>>>>
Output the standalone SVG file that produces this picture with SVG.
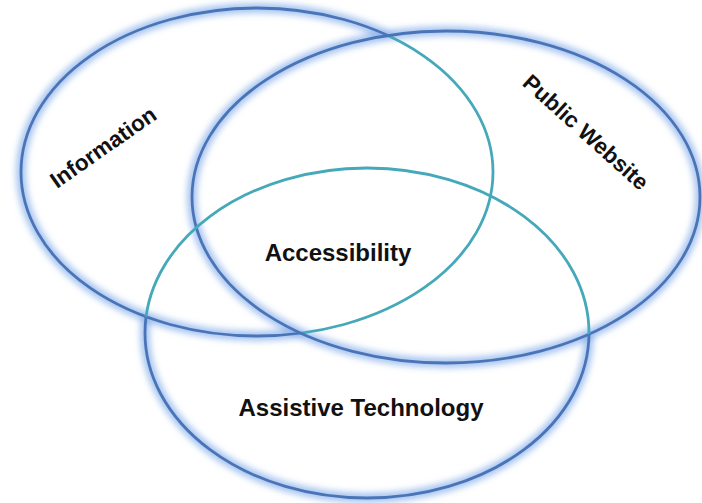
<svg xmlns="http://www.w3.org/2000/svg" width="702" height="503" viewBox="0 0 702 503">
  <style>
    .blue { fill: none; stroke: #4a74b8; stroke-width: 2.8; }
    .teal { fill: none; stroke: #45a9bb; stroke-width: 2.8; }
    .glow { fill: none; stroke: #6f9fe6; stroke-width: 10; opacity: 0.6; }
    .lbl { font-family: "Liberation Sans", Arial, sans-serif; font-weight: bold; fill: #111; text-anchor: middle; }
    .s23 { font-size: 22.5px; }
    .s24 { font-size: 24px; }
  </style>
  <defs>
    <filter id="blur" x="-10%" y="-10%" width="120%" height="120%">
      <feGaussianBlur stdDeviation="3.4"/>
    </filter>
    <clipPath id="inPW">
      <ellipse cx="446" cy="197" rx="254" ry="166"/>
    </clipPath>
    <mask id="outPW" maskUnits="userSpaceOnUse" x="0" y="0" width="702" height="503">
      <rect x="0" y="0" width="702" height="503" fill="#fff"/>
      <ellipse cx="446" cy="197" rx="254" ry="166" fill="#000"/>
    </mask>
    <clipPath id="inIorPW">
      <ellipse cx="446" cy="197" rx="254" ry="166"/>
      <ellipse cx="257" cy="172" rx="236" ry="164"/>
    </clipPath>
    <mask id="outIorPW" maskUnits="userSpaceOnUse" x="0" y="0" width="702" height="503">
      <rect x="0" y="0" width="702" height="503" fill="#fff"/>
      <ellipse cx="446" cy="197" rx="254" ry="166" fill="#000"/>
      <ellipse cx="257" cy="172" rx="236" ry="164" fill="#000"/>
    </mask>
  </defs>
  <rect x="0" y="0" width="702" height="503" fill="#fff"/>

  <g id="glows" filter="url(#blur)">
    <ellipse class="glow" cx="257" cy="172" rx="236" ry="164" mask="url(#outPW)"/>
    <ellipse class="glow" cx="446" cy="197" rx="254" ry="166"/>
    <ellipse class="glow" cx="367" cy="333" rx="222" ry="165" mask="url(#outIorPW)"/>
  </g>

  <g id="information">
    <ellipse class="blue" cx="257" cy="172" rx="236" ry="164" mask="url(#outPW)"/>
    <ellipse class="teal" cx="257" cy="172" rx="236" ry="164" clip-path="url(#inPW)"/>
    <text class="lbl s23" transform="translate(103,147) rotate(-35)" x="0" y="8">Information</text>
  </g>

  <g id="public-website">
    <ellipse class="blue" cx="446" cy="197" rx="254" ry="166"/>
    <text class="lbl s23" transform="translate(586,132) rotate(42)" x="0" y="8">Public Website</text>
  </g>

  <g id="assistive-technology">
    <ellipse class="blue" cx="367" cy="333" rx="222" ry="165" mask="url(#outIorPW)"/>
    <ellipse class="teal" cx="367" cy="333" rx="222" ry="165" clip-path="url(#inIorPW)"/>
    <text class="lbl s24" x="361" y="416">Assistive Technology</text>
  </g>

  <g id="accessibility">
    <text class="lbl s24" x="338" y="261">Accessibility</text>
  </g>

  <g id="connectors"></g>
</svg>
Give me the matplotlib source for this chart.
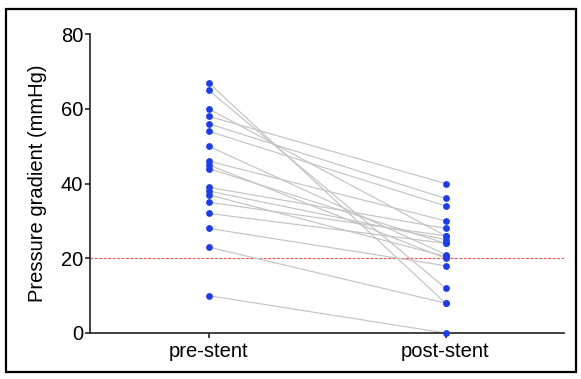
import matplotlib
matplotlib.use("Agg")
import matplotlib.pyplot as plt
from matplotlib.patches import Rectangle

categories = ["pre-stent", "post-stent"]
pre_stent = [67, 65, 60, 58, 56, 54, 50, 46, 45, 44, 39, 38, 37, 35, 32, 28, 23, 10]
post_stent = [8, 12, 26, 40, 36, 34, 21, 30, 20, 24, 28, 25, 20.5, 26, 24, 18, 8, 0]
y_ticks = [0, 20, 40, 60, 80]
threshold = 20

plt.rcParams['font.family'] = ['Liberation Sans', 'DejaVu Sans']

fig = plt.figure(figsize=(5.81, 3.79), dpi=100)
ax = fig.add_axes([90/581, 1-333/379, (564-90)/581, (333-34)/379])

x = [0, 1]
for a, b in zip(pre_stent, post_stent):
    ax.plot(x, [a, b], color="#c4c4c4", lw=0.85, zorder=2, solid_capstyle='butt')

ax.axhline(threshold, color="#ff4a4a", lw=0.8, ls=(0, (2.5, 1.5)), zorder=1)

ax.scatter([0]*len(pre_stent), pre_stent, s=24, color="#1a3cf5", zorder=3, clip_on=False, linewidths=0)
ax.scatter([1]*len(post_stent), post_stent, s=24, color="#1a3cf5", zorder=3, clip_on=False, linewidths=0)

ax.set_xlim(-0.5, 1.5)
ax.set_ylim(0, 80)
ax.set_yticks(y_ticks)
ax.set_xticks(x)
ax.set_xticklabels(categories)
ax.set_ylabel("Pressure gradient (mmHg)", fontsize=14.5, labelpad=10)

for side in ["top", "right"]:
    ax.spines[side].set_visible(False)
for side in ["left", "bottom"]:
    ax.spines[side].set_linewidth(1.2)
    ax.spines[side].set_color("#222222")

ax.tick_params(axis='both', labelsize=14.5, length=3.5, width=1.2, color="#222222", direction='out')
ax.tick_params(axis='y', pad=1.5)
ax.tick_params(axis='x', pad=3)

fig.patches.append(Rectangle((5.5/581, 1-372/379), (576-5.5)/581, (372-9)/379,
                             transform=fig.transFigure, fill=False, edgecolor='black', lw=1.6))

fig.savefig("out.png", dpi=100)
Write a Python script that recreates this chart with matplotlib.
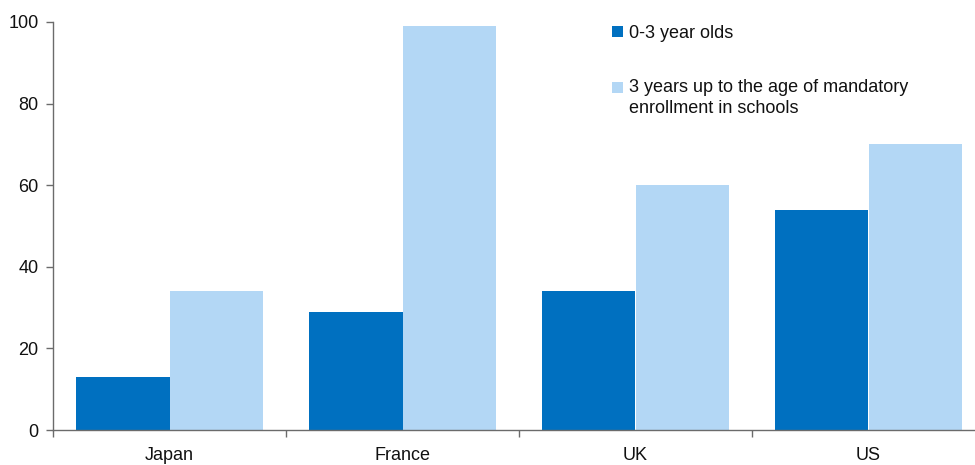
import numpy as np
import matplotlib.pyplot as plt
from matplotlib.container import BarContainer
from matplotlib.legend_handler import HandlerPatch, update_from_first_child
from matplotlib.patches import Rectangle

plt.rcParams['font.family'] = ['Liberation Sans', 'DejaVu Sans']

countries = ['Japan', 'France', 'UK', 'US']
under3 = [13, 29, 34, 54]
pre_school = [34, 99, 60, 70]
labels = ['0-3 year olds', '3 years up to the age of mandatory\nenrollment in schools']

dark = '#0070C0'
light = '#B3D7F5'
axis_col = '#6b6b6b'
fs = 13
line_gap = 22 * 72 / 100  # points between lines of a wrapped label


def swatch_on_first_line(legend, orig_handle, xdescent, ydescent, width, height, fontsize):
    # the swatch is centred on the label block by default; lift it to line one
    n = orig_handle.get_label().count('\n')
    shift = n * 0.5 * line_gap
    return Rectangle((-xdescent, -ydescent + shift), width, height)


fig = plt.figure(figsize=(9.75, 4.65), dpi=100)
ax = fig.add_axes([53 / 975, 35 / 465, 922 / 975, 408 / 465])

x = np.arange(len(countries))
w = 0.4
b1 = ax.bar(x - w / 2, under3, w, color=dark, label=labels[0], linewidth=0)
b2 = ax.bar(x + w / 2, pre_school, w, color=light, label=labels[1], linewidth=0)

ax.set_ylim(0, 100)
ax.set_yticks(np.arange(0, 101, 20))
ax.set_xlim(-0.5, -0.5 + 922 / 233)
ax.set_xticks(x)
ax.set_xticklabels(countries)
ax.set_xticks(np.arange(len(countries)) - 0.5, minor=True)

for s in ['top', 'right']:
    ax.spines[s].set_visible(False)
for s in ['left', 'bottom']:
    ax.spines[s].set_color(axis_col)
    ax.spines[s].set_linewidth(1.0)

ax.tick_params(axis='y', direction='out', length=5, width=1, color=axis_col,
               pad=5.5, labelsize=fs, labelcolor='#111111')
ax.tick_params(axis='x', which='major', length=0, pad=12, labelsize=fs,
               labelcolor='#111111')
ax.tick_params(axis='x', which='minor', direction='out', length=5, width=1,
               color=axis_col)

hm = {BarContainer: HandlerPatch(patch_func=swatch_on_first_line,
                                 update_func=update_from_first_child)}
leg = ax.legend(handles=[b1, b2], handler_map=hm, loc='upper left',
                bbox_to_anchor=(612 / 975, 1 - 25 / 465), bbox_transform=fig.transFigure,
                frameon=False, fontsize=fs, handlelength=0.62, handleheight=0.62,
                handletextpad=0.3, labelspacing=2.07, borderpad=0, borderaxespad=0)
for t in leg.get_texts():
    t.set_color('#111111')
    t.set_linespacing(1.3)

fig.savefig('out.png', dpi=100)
<<<<
> Short problem
Both the line with "Write a Python" and the line with "line_gap = 22" belong in the copy, along with every line between them; set them down exactly and skip the pictures.

> Task response
Write a Python script that recreates this chart with matplotlib.
import numpy as np
import matplotlib.pyplot as plt
from matplotlib.container import BarContainer
from matplotlib.legend_handler import HandlerPatch, update_from_first_child
from matplotlib.patches import Rectangle

plt.rcParams['font.family'] = ['Liberation Sans', 'DejaVu Sans']

countries = ['Japan', 'France', 'UK', 'US']
under3 = [13, 29, 34, 54]
pre_school = [34, 99, 60, 70]
labels = ['0-3 year olds', '3 years up to the age of mandatory\nenrollment in schools']

dark = '#0070C0'
light = '#B3D7F5'
axis_col = '#6b6b6b'
fs = 13
line_gap = 22 * 72 / 100  # points between lines of a wrapped label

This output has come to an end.